Wyobraźcie sobie, że opuszczacie gimnazjum i szykujecie się na nowy rok szkolny w liceum. Pełno nowych ludzi, kilku znajomych, nowi nauczyciele.. Dzień wydaje się zwykły, nudny, a nawet przygnębiający. Bo raczej nikt nie rwie się do uczenia się całymi dniami i nocami. Wasz wzrok przyciąga nauczycielka historii. Piękna, seksowna.. Długie nogi, obcisłe ciuszki, szpilki. Wszystkim się podoba, ale tej nauczycielce podobasz się tylko Ty..
„Nasze relacje są jak wolny taniec, którym można się delektować. Zbliżamy się do siebie, dotykamy, wycofujemy, kręcimy i balansujemy, ale nasze kroki prowadzą do jednego celu, którego tak wyczekuję.”
A teraz po ludzku. Ryan Piccoli idzie do nowej szkoły wraz z Joelem, Honey i kilkoma innymi starymi przyjaciółmi. Już od pierwszego spotkania Ryan zainteresował się nauczycielką historii (zresztą jak reszta jego "kolegów" z klasy). Ona zwraca uwagę tylko na mężczyznę, a raczej jeszcze chłopca - właśnie Ryana! Wkrótce między nimi zaczyna rodzić się potężne uczucie.
Nie mam nic przeciwko związkom, w których jest pewna różnica wieku. Ale w tej książce to mnie raczej.. Odrzucało, gdy nauczycielka zdrowo po trzydziestce zaczyna romansować z piętnastolatkiem. Na początku zaczyna się niewinnie, ale oboje wiedzą, że coś silnego ich łączy.
Tak jak wspomniałam, zaczyna się romans. Ryana jednak dręczy poczucie winy, które znika zaraz po tym, jak dotyka pięknego ciała swojej nauczycieli, Lori. I tak w kółko.
Nadchodzi dzień, kiedy wszystko się wydaje. A miało być pięknie, to miała być ich słodka tajemnica! Lori grozi więzienie. Ryan musi dokonać najważniejszego wyboru w swoim życiu.
„Sekret, który w sobie noszę, powoli mnie zżera. Nie mogę spać. Przestałam interesować się szkołą, zupełnie schrzaniłam [...]. Mam to gdzieś.

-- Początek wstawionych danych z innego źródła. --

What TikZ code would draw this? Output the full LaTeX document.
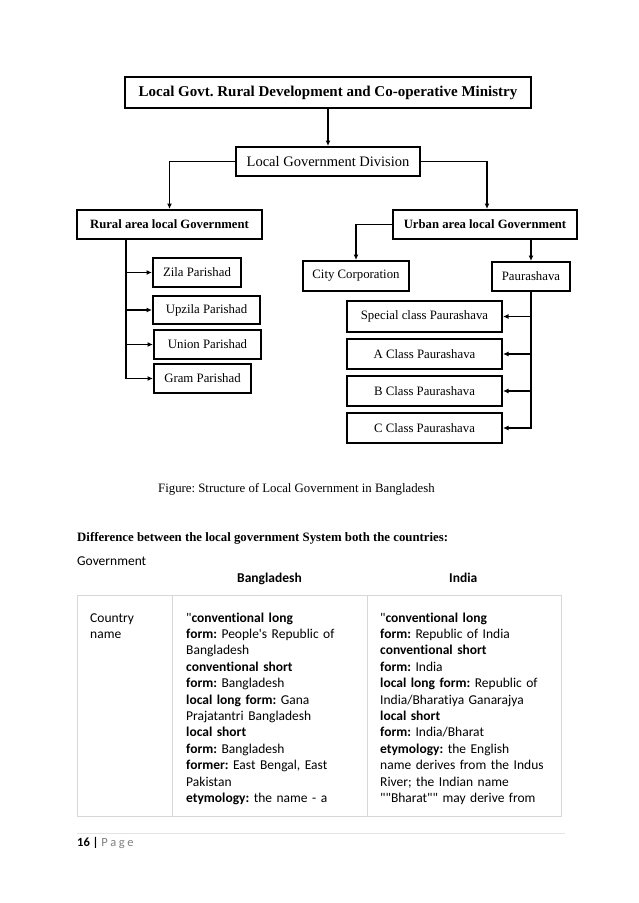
\documentclass[tikz,border=0pt]{standalone}
\usepackage{fontspec}
\setmainfont{Liberation Serif}
\newfontfamily\calib[Ligatures={NoCommon}]{Carlito}
\usetikzlibrary{arrows.meta}
\definecolor{tgray}{RGB}{215,215,215}
\frenchspacing
\begin{document}
\begin{tikzpicture}[x=1pt,y=-1pt,
  box/.style={draw=black,line width=2pt,inner sep=0pt,minimum height=29pt,font=\fontsize{12.8}{14}\selectfont},
  conn/.style={line width=1.7pt},
  arr/.style={conn,-{Latex[length=5.5pt,width=5pt]}},
  tline/.style={draw=tgray,line width=0.8pt},
  tcell/.style={anchor=base west,inner sep=0pt,align=left,text width=185pt,font=\calib\fontsize{13.5}{16.4}\selectfont},
  ptext/.style={anchor=base west,inner sep=0pt}]
\useasboundingbox[fill=white] (0,0) rectangle (638,903);

% diagram boxes
\node[box,font=\bfseries\fontsize{15}{17}\selectfont,minimum width=406pt,minimum height=31pt] (top) at (328,92.5) {Local Govt. Rural Development and Co-operative Ministry};
\node[box,font=\fontsize{14.5}{16}\selectfont,minimum width=184pt] (lgd) at (328,161.5) {Local Government Division};
\node[box,font=\bfseries\fontsize{12.7}{14}\selectfont,minimum width=185pt] (rural) at (169.5,224.5) {Rural area local Government};
\node[box,font=\bfseries\fontsize{12.7}{14}\selectfont,minimum width=184pt] (urban) at (485,224.5) {Urban area local Government};

\node[box,minimum width=88pt] (zila) at (197,272.5) {Zila Parishad};
\node[box,minimum width=107pt,minimum height=28pt] (upzila) at (206.5,310) {Upzila Parishad};
\node[box,minimum width=107pt] (union) at (207.5,344.5) {Union Parishad};
\node[box,minimum width=97pt] (gram) at (202.5,378.5) {Gram Parishad};

\node[box,minimum width=106pt,minimum height=30pt] (city) at (356,276) {City Corporation};
\node[box,minimum width=78pt] (paura) at (531,276.5) {Paurashava};
\node[box,minimum width=155pt,minimum height=31pt] (special) at (424.5,316.5) {Special class Paurashava};
\node[box,minimum width=155pt,minimum height=30pt] (acls) at (424.5,354) {A Class Paurashava};
\node[box,minimum width=155pt,minimum height=30pt] (bcls) at (424.5,391) {B Class Paurashava};
\node[box,minimum width=155pt,minimum height=30pt] (ccls) at (424.5,428) {C Class Paurashava};

% connectors
\draw[arr] (top) -- (lgd);
\draw[arr] (lgd.west) -| (rural.north);
\draw[arr] (lgd.east) -| ([xshift=2pt]urban.north);
\draw[arr] (urban.west) -| (city.north);
\draw[arr] (urban.south -| paura.north) -- (paura.north);

\coordinate (rt) at (126,239);
\draw[arr] (rt) |- (gram.west);
\draw[arr] (rt |- zila.west) -- (zila.west);
\draw[arr] (rt |- upzila.west) -- (upzila.west);
\draw[arr] (rt |- union.west) -- (union.west);

\draw[arr] (paura.south) |- (ccls.east);
\draw[arr] (paura.south |- special.east) -- (special.east);
\draw[arr] (paura.south |- acls.east) -- (acls.east);
\draw[arr] (paura.south |- bcls.east) -- (bcls.east);

% texts
\node[ptext,font=\fontsize{12.8}{14}\selectfont] (cap) at (158,492) {Figure: Structure of Local Government in Bangladesh};
\node[ptext,font=\bfseries\fontsize{12.8}{14}\selectfont] (diff) at (77,541) {Difference between the local government System both the countries:};
\node[ptext,font=\calib\fontsize{13.5}{16}\selectfont] (gov) at (77,565) {Government};
\node[ptext,font=\calib\bfseries\fontsize{13.5}{16}\selectfont] (bd) at (237,582) {Bangladesh};
\node[ptext,font=\calib\bfseries\fontsize{13.5}{16}\selectfont] (ind) at (449,582) {India};

% table
\coordinate (tl) at (77,595);
\coordinate (br) at (561,816);
\draw[tline] (tl) rectangle (br);
\draw[tline] (172,595) -- (172,816);
\draw[tline] (367,595) -- (367,816);

\node[tcell,text width=70pt] (c1) at (90,622) {Country\\name};
\node[tcell] (c2) at (186,622) {\symbol{34}\textbf{conventional long}\\
\textbf{form:} People\symbol{39}s Republic of\\
Bangladesh\\
\textbf{conventional short}\\
\textbf{form:} Bangladesh\\
\textbf{local long form:} Gana\\
Prajatantri Bangladesh\\
\textbf{local short}\\
\textbf{form:} Bangladesh\\
\textbf{former:} East Bengal, East\\
Pakistan\\
\textbf{etymology:} the name - a};
\node[tcell] (c3) at (380,622) {\symbol{34}\textbf{conventional long}\\
\textbf{form:} Republic of India\\
\textbf{conventional short}\\
\textbf{form:} India\\
\textbf{local long form:} Republic of\\
India/Bharatiya Ganarajya\\
\textbf{local short}\\
\textbf{form:} India/Bharat\\
\textbf{etymology:} the English\\
name derives from the Indus\\
River; the Indian name\\
\symbol{34}\symbol{34}Bharat\symbol{34}\symbol{34} may derive from};

% footer
\draw[tline,draw=tgray!70] (77,833) -- (565,833);
\node[ptext,font=\calib\fontsize{12.5}{14}\selectfont] (pg) at (77,846) {\textbf{16 |} \textcolor{gray}{P\hspace{2.5pt}a\hspace{2.5pt}g\hspace{2.5pt}e}};
\end{tikzpicture}
\end{document}
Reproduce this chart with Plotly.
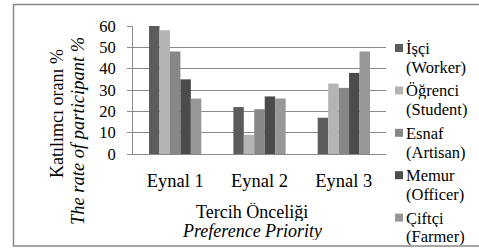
import plotly.graph_objects as go

categories = ["Eynal 1", "Eynal 2", "Eynal 3"]
series_tr = ["İşçi", "Öğrenci", "Esnaf", "Memur", "Çiftçi"]
series_en = ["(Worker)", "(Student)", "(Artisan)", "(Officer)", "(Farmer)"]
isci = [60, 22, 17]
ogrenci = [58, 9, 33]
esnaf = [48, 21, 31]
memur = [35, 27, 38]
ciftci = [26, 26, 48]
y_ticks = [0, 10, 20, 30, 40, 50, 60]

values = [isci, ogrenci, esnaf, memur, ciftci]
colors = ["#5c5c5c", "#b4b4b4", "#878787", "#4b4b4b", "#979797"]

W, H = 479, 249
L, R, T, B = 133, 93, 26, 95
pw, ph = W - L - R, H - T - B

def px(x):
    return (x - L) / pw

def py(y):
    return (H - B - y) / ph

FONT = "Liberation Serif"

fig = go.Figure()
for tr, en, vals, c in zip(series_tr, series_en, values, colors):
    fig.add_trace(go.Bar(x=categories, y=vals, name=f"{tr} {en}",
                         marker=dict(color=c, line=dict(width=0))))

fig.update_layout(
    width=W, height=H,
    margin=dict(l=L, r=R, t=T, b=B, pad=0, autoexpand=False),
    paper_bgcolor="white", plot_bgcolor="white",
    barmode="group", bargap=0.38, bargroupgap=0,
    font=dict(family=FONT, size=16, color="black"),
    showlegend=False,
    xaxis=dict(showgrid=False, showline=True, linecolor="#8a8a8a", linewidth=1,
               ticks="", tickfont=dict(family=FONT, size=18.5, color="black"),
               ticklabelstandoff=10, fixedrange=True),
    yaxis=dict(range=[0, 60], tickvals=y_ticks, showgrid=True, gridcolor="#8a8a8a",
               gridwidth=1, showline=True, linecolor="#8a8a8a", linewidth=1,
               ticks="outside", ticklen=5, tickcolor="#8a8a8a",
               tickfont=dict(family=FONT, size=16.5, color="black"),
               ticklabelstandoff=8, zeroline=False, fixedrange=True),
)

# legend drawn as text + swatches, built from the series lists
for i, (tr, en, c) in enumerate(zip(series_tr, series_en, colors)):
    y0 = 48 + i * 42.4
    fig.add_shape(type="rect", xref="paper", yref="paper",
                  x0=px(395), x1=px(403), y0=py(y0 + 4), y1=py(y0 - 4),
                  line=dict(width=0), fillcolor=c)
    fig.add_annotation(text=tr, xref="paper", yref="paper", x=px(404), y=py(y0),
                       showarrow=False, xanchor="left", yanchor="middle", height=18,
                       font=dict(family=FONT, size=16.5, color="black"))
    fig.add_annotation(text=en, xref="paper", yref="paper", x=px(404), y=py(y0 + 18.8),
                       showarrow=False, xanchor="left", yanchor="middle", height=18,
                       font=dict(family=FONT, size=16.5, color="black"))

fig.add_annotation(text="Katılımcı oranı %", xref="paper", yref="paper",
                   x=px(57), y=py(114), textangle=-90, showarrow=False,
                   font=dict(family=FONT, size=18, color="black"),
                   xanchor="center", yanchor="middle")
fig.add_annotation(text="<i>The rate of participant %</i>", xref="paper", yref="paper",
                   x=px(78), y=py(131), textangle=-90, showarrow=False,
                   font=dict(family=FONT, size=18.5, color="black"),
                   xanchor="center", yanchor="middle")
fig.add_annotation(text="Tercih Önceliği", xref="paper", yref="paper",
                   x=px(252), y=py(212), showarrow=False, height=18,
                   font=dict(family=FONT, size=18, color="black"),
                   xanchor="center", yanchor="middle")
fig.add_annotation(text="<i>Preference Priority</i>", xref="paper", yref="paper",
                   x=px(252), y=py(231), showarrow=False, height=18,
                   font=dict(family=FONT, size=18, color="black"),
                   xanchor="center", yanchor="middle")

fig.add_shape(type="rect", xref="paper", yref="paper",
              x0=px(13.5), x1=px(482), y0=py(246), y1=py(4.5),
              line=dict(color="#8a8a8a", width=1.5), fillcolor="rgba(0,0,0,0)", layer="below")

fig.write_html("out.html", config={"displayModeBar": False},
               post_script="document.body.style.margin='0px';")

Ja tylko chcę, żeby ustał ten ból. ”
Podobało mi się to, że tą historię opowiada nam trzech narratorów. Lori, Ryan i Honey, która jest podobno jego najlepszą przyjaciółką. Czasem wydawało mi się, że Ryan się gubi. Że żyje w dwóch światach. Świat Lori, i świat swoich przyjaciół i rodziny. Jakby nie znał swojego miejsca na świecie.
Książka jest lekka, ale trochę wstrząsająca, szybko się ją czyta. Mi pozostała w pamięci, tak jak "Pozwól mi odejść" od tej samej autorki. To właśnie dzięki tej książce chciałam przeczytać inne. Spodziewałam się czegoś lepszego, ale mimo to podobała mi się, nawet.
„Jeszcze przez chwilę pozostaję w ukryciu i cieszę się ogniem, który we mnie płonie. Dokładnie tak samo, jak za pierwszym razem [...]. Patrzę na nią przez mgłę i zastanawiam się - kto z nas tym razem będzie drapieżnikiem, a kto ofiarą.”
Największym plusem wydaje się być zakończenie.
Ale o tym ciii...! Przeczytajcie sami.